On le sait: les impôts sont déjà lourds en France et c’est toujours la petite goutte supplémentaire qui fait déborder le vase. Sur un effort estimé à 18 milliards d’euros, 15 milliards viennent des réductions de dépenses et 3 milliards des hausses d’impôts. Mais, pour être complet, il faut ajouter les quelques milliards de recettes supplémentaires qui viendront des hausses déjà décidées, qui ne sont pas des mesures nouvelles présentées dans ce projet de budget mais viendront tout de même peser sur celui des contribuables l’an prochain, comme la hausse de la TVA par exemple.

Dans ce contexte, parler de pause fiscale était un peu osé. Les Français ont eu le sentiment qu’on se moquait d’eux et les adversaires de gauche et de droite du gouvernement ont eu beau jeu de faire front commun.

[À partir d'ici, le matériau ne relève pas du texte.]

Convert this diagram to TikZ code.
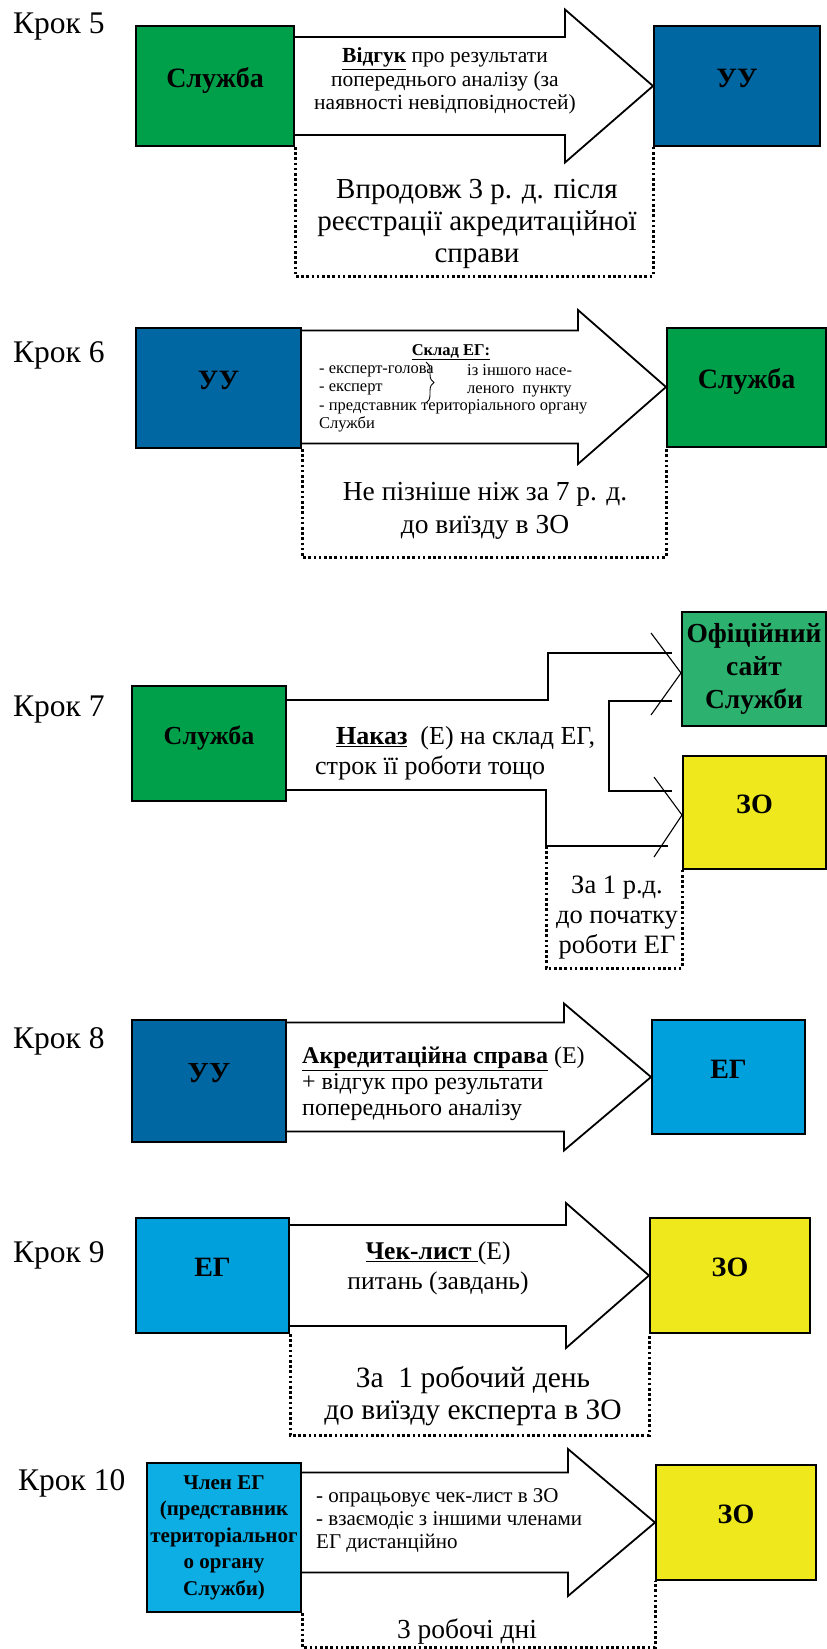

Le thème du fardeau des impôts trop lourds et injustes est toujours porteur. L’argument porte cette fois d’autant mieux que le gouvernement a pris le risque de n’épargner personne: même s’il est revenu à la charge avec la mesure spectaculaire de taxe exceptionnelle de solidarité sur les hautes rémunérations versées par les entreprise, la réalité est bien celle d’une hausse des prélèvements obligatoires qui concerne plus ou moins fortement tous les ménages.

On peut seulement dire que les prélèvements obligatoires seront presque stabilisés, avec juste une hausse d’un dixième de point à 46,1% du PIB l’an prochain, contre 46% cette année. Mais les impôts, c’est comme la température: il y a le chiffre enregistré et le ressenti.

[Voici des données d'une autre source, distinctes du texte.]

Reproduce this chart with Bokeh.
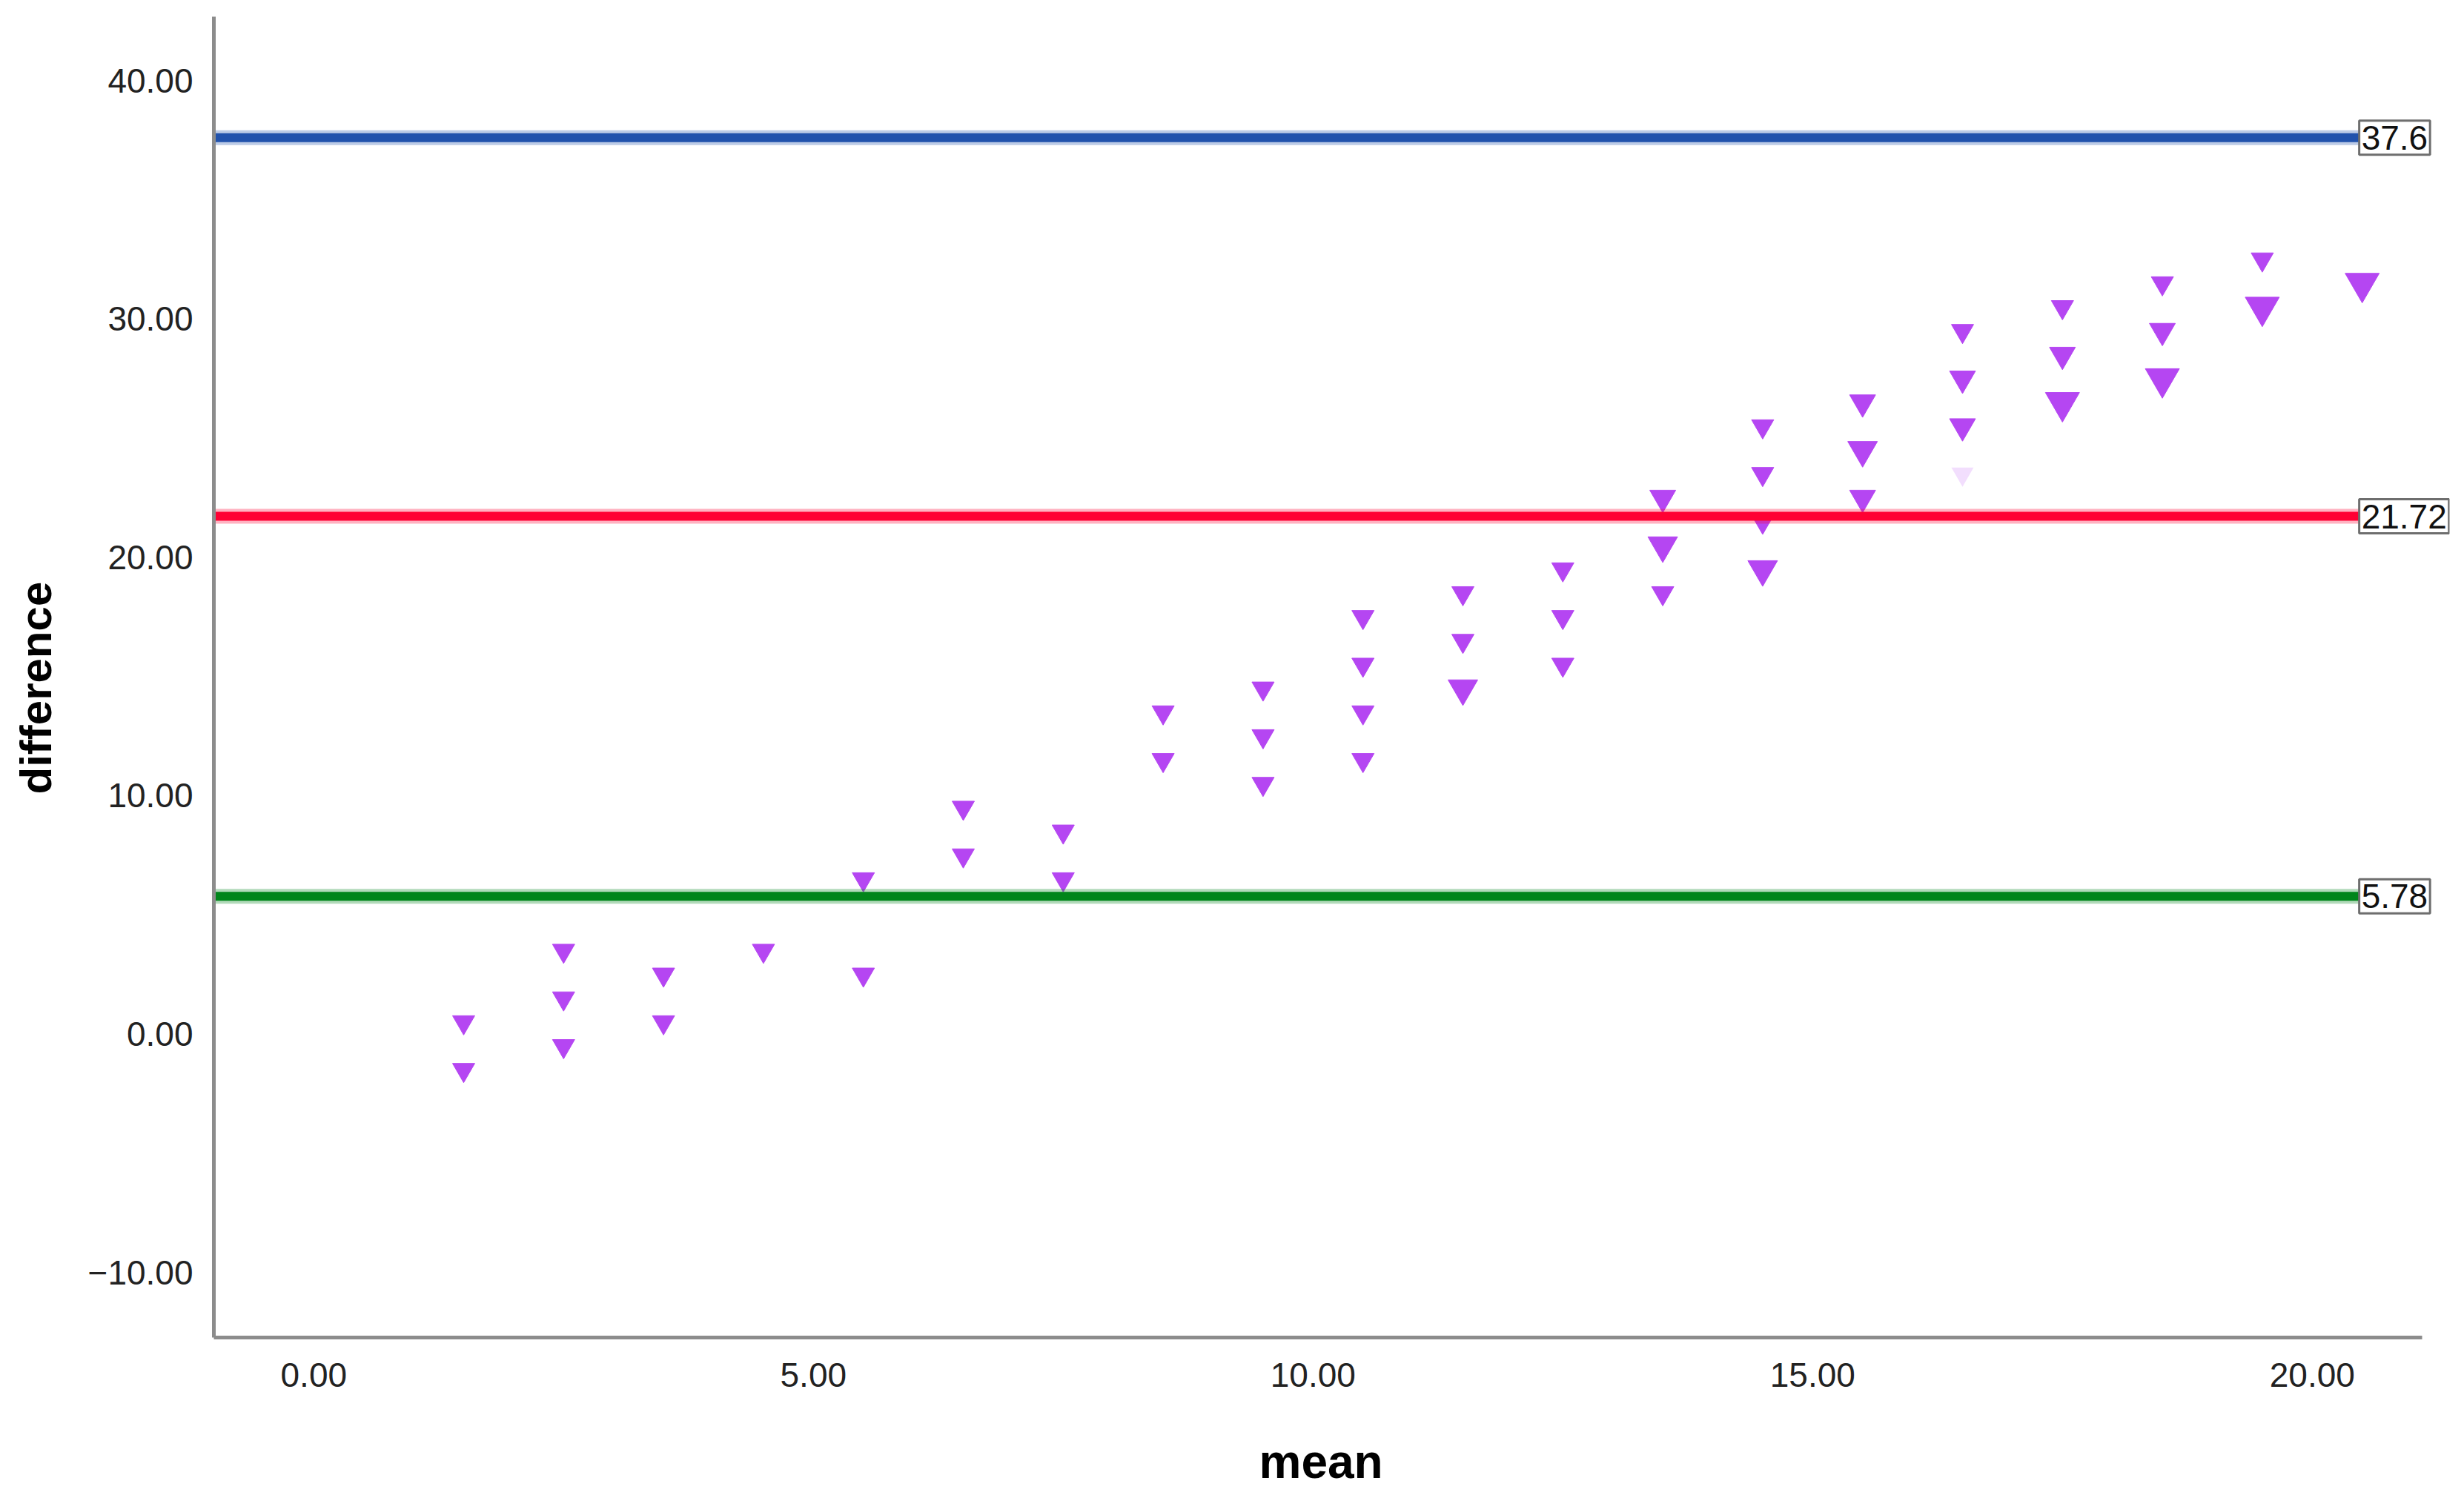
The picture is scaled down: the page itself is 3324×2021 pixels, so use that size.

Ne pas se fâcher avec les patrons

Troisième ligne directrice: ne pas se fâcher avec les chefs d’entreprise, surtout pas avec les patrons de PME. A l’annonce des projets du gouvernement, on a cru voir ressurgir le thème d’un «socialisme de l’offre», comme François Hollande lui-même l’avait évoqué en novembre 2012 au moment de l’adoption du pacte de compétitivité.

En fait, les contours théoriques de ce socialisme de l’offre ne sont pas très précis. Il vaudrait mieux parler d’un solide réalisme social-démocrate: puisque ce sont les entreprises qui investissent et embauchent, si on veut qu’elles avancent, il est préférable de ne pas trop les alourdir. On note d’ailleurs que, en présentant le projet de loi de finances à la presse au côté de Pierre Moscovici, Bernard Cazeneuve a parlé d’une «croissance tirée par la demande», ce qui justifie plusieurs mesures budgétaires destinées à soutenir le pouvoir d’achat des ménages (indexation du barème de l’impôt sur le revenu, majoration de la décote, etc.).

Bref, il n’y a pas de brutal passage d’un socialisme traditionnel de la demande à un pseudo socialisme de l’offre. Simplement, la hausse des prélèvements obligatoires de 2014 ne s’appliquera qu’aux ménages, les hausses d’impôts ou de cotisations des entreprises étant compensées par d’autres mesures.

Assez tristement raisonnable

Tout cela, examiné froidement, parait au total assez tristement raisonnable. Le gouvernement ne relance pas la croissance, mais il profite du délai supplémentaire de deux ans accordé par Bruxelles pour ralentir le rythme de la réduction des déficits et s’engager de façon progressive sur la voie de la réduction des dépenses.

Cette politique des petits pas a pour objectif de ne pas peser trop sur l’activité et de ne pas trop brusquer la population. C’est une option qui peut être défendue: les politiques de «rupture» annoncées précédemment n’ont pas donné de résultats très probants.

Mais, pendant ce temps, la dette publique continue de se creuser: elle sera de 95,1% du PIB fin 2014 et le paiement des intérêts est d’ores et déjà le premier poste du budget, devant l’enseignement scolaire (à respectivement 46,9 milliards l’an prochain contre 46,4). A défaut d’être énergique, l’action devra être prolongée dans le temps. Le choix fait par François Hollande d’agir par petites touches implique une action continue.

Le projet de budget 2014 ne pourra vraiment être jugé qu’à l’aune de ce qui aura été accompli sur l’ensemble du quinquennat. Considéré isolément, il n’est pas très excitant et ne va être facile à défendre devant une opinion qui ne comprend pas forcément toutes les subtilités de la politique présidentielle.